J.D. Power Lowers 2009 U.S. Auto Sales Forecast to 10 Million but Increases Global Sales Estimate

According to a revised report from J.D. Power and Associates, automakers will sell just 10 million cars and trucks in the U.S. this year, making 2009 the worst year in more than three decades. In a previous study, J.D. Power had predicted that total new light-vehicle sales in the USA in 2009 would reach 10.4 million units. The renowned forecaster said that the revision was driven primarily by a projected reduction in retail sales of 230,000 units to total 8.3 million units in 2009, as well as by expected reductions in fleet sales.

"While there are some signs of stability in the automotive market, current sales rates indicate that achieving recovery will not be a quick proposition," said Gary Dilts, senior vice president of J.D. Power's automotive operations.

The forecaster said that while the rate of decline in new-vehicle retail sales in the U.S. slowed down in May compared to the previous 12 months, consumer uncertainty has led to a flattening of sales with the company now projecting a delay in market recovery of two to three months beyond the spring selling season.

"We remain optimistic that the fundamentals will continue to improve and that we will see an uptick during the summer sales season, which will help the industry stabilize further and help build consumer confidence," said Dilts.

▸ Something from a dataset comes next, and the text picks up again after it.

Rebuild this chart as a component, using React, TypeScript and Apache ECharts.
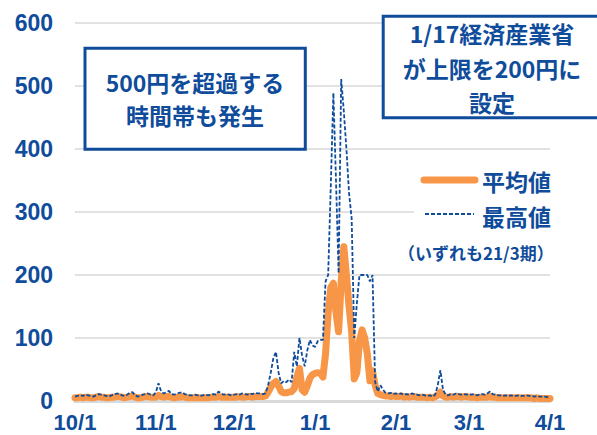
import React, { useEffect, useRef } from "react";
import * as echarts from "echarts";

// Month starts and lengths (2020/10 – 2021/3), plus 4/1
const months = [10, 11, 12, 1, 2, 3];
const monthDays = [31, 30, 31, 31, 28, 31];
const yTicks = [0, 100, 200, 300, 400, 500, 600];

// Daily average price (円/kWh)
const avgOct = [5,5,6,5,6,6,5,5,6,7,6,6,5,5,6,6,7,7,6,5,6,7,8,6,5,5,6,7,7,6,6];
const avgNov = [6,9,7,6,7,7,6,5,6,6,7,6,5,5,5,5,5,5,5,5,5,6,6,6,7,6,6,6,6,6];
const avgDec = [6,6,7,6,6,7,7,6,7,7,7,7,8,14,22,28,31,24,15,13,13,14,15,20,38,52,18,14,24,36,42];
const avgJan = [44,45,44,38,75,140,180,187,140,110,190,245,200,150,110,35,45,95,113,100,75,32,48,25,12,10,9,8,8,7,8];
const avgFeb = [7,7,8,6,7,6,7,7,6,6,6,6,5,6,5,7,9,14,8,6,6,7,6,7,7,6,7,7];
const avgMar = [6,6,6,5,6,6,6,6,7,6,6,5,5,5,5,5,5,5,5,5,5,5,5,5,5,4,5,4,4,4,4];
const avgApr = [4];

// Daily maximum price (円/kWh)
const maxOct = [7,8,9,8,10,9,8,7,9,11,10,9,8,7,9,10,12,11,9,8,10,13,14,9,7,8,10,11,12,10,9];
const maxNov = [14,28,15,12,14,16,11,10,12,13,14,11,10,9,9,10,9,8,9,10,9,10,11,10,15,12,10,11,10,9];
const maxDec = [10,11,10,12,11,10,12,11,13,12,12,11,12,25,45,68,78,45,28,32,30,34,30,78,55,100,72,55,80,97,88];
const maxJan = [86,95,97,97,190,200,340,489,350,203,511,460,400,330,290,100,155,200,200,200,200,190,200,30,15,25,18,13,12,13,11];
const maxFeb = [12,11,12,10,11,10,12,11,10,9,10,9,8,9,7,10,25,49,18,10,9,11,10,12,11,10,11,10];
const maxMar = [11,10,11,9,10,11,10,12,15,11,10,9,9,8,9,8,9,8,8,9,8,8,9,8,8,7,8,7,7,7,6];
const maxApr = [6];

const avgSeries = [...avgOct, ...avgNov, ...avgDec, ...avgJan, ...avgFeb, ...avgMar, ...avgApr];
const maxSeries = [...maxOct, ...maxNov, ...maxDec, ...maxJan, ...maxFeb, ...maxMar, ...maxApr];

const categories: string[] = [];
const monthStartIdx = new Set<number>();
months.forEach((m, i) => {
  monthStartIdx.add(categories.length);
  for (let d = 1; d <= monthDays[i]; d++) categories.push(`${m}/${d}`);
});
monthStartIdx.add(categories.length);
categories.push("4/1");

const BLUE = "#0F4C9B";
const ORANGE = "#F79646";
const FONT = "'Noto Sans CJK JP', 'Noto Sans', sans-serif";
const AXIS_FONT = "'Liberation Sans', Arial, sans-serif";

export default function App() {
  const ref = useRef<HTMLDivElement>(null);
  useEffect(() => {
    if (!ref.current) return;
    const chart = echarts.init(ref.current, undefined, { renderer: "svg" });
    chart.setOption({
      animation: false,
      backgroundColor: "#ffffff",
      grid: { left: 75, right: 47, top: 23, bottom: 34, containLabel: false },
      xAxis: {
        type: "category",
        data: categories,
        boundaryGap: false,
        axisLine: { show: true, lineStyle: { color: "#D9D9D9", width: 3 } },
        axisTick: { show: false },
        axisLabel: {
          interval: (idx: number) => monthStartIdx.has(idx),
          color: BLUE,
          fontSize: 22,
          lineHeight: 22,
          fontWeight: "bold",
          fontFamily: AXIS_FONT,
          margin: 10,
          showMinLabel: true,
          showMaxLabel: true,
        },
        splitLine: { show: false },
      },
      yAxis: {
        type: "value",
        min: yTicks[0],
        max: yTicks[yTicks.length - 1],
        interval: 100,
        axisLine: { show: false },
        axisTick: { show: false },
        axisLabel: { color: BLUE, fontSize: 23, lineHeight: 22, fontWeight: "bold", fontFamily: AXIS_FONT, margin: 22 },
        splitLine: { lineStyle: { color: "#D9D9D9", width: 1.5 } },
      },
      series: [
        {
          name: "平均値",
          type: "line",
          data: avgSeries,
          showSymbol: false,
          symbol: "none",
          lineStyle: { color: ORANGE, width: 7, cap: "round", join: "round" },
          z: 3,
        },
        {
          name: "最高値",
          type: "line",
          data: maxSeries,
          showSymbol: false,
          symbol: "none",
          lineStyle: { color: BLUE, width: 1.8, type: [4, 2] },
          z: 4,
        },
      ],
      graphic: [
        {
          type: "rect",
          z: 20,
          shape: { x: 85, y: 48.3, width: 220.3, height: 101 },
          style: { fill: "#ffffff", stroke: BLUE, lineWidth: 3 },
        },
        {
          type: "text",
          z: 21,
          style: {
            text: "500円を超過する\n時間帯も発生",
            x: 195,
            y: 98.5,
            fill: BLUE,
            fontSize: 23,
            fontWeight: "bold",
            fontFamily: FONT,
            textAlign: "center",
            textVerticalAlign: "middle",
            lineHeight: 33,
          },
        },
        {
          type: "rect",
          z: 20,
          shape: { x: 383.2, y: 16.2, width: 240, height: 101.6 },
          style: { fill: "#ffffff", stroke: BLUE, lineWidth: 3 },
        },
        {
          type: "text",
          z: 21,
          style: {
            text: "1/17経済産業省\nが上限を200円に\n設定",
            x: 492,
            y: 67.5,
            fill: BLUE,
            fontSize: 23,
            fontWeight: "bold",
            fontFamily: FONT,
            textAlign: "center",
            textVerticalAlign: "middle",
            lineHeight: 34.5,
          },
        },
        {
          type: "rect",
          z: 20,
          shape: { x: 414, y: 163, width: 183, height: 102 },
          style: { fill: "#ffffff" },
        },
        {
          type: "line",
          z: 21,
          shape: { x1: 424, y1: 180, x2: 475, y2: 180 },
          style: { stroke: ORANGE, lineWidth: 7, lineCap: "round" },
        },
        {
          type: "line",
          z: 21,
          shape: { x1: 425, y1: 214, x2: 474, y2: 214 },
          style: { stroke: BLUE, lineWidth: 1.8, lineDash: [4, 2] },
        },
        {
          type: "text",
          z: 21,
          style: {
            text: "平均値",
            x: 482,
            y: 181,
            fill: BLUE,
            fontSize: 23,
            fontWeight: "bold",
            fontFamily: FONT,
            textAlign: "left",
            textVerticalAlign: "middle",
          },
        },
        {
          type: "text",
          z: 21,
          style: {
            text: "最高値",
            x: 482,
            y: 216,
            fill: BLUE,
            fontSize: 23,
            fontWeight: "bold",
            fontFamily: FONT,
            textAlign: "left",
            textVerticalAlign: "middle",
          },
        },
        {
          type: "text",
          z: 21,
          style: {
            text: "（いずれも21/3期）",
            x: 398,
            y: 252,
            fill: BLUE,
            fontSize: 17,
            fontWeight: "bold",
            fontFamily: FONT,
            textAlign: "left",
            textVerticalAlign: "middle",
          },
        },
      ],
    });
    return () => chart.dispose();
  }, []);
  return <div ref={ref} style={{ width: 597, height: 435, position: "absolute", left: 0, top: 0 }} />;
}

But while it may take a while for the United States to recover, J.D. Power has revised upwards its volume forecasts for global auto sales. "As major international automotive markets continue their recovery, we have increased our outlook for 2009 global light-vehicle sales to 58.6 million units, from 57.5 million units forecasted in March," said Jeff Schuster, executive director of global forecasting at J.D. Power.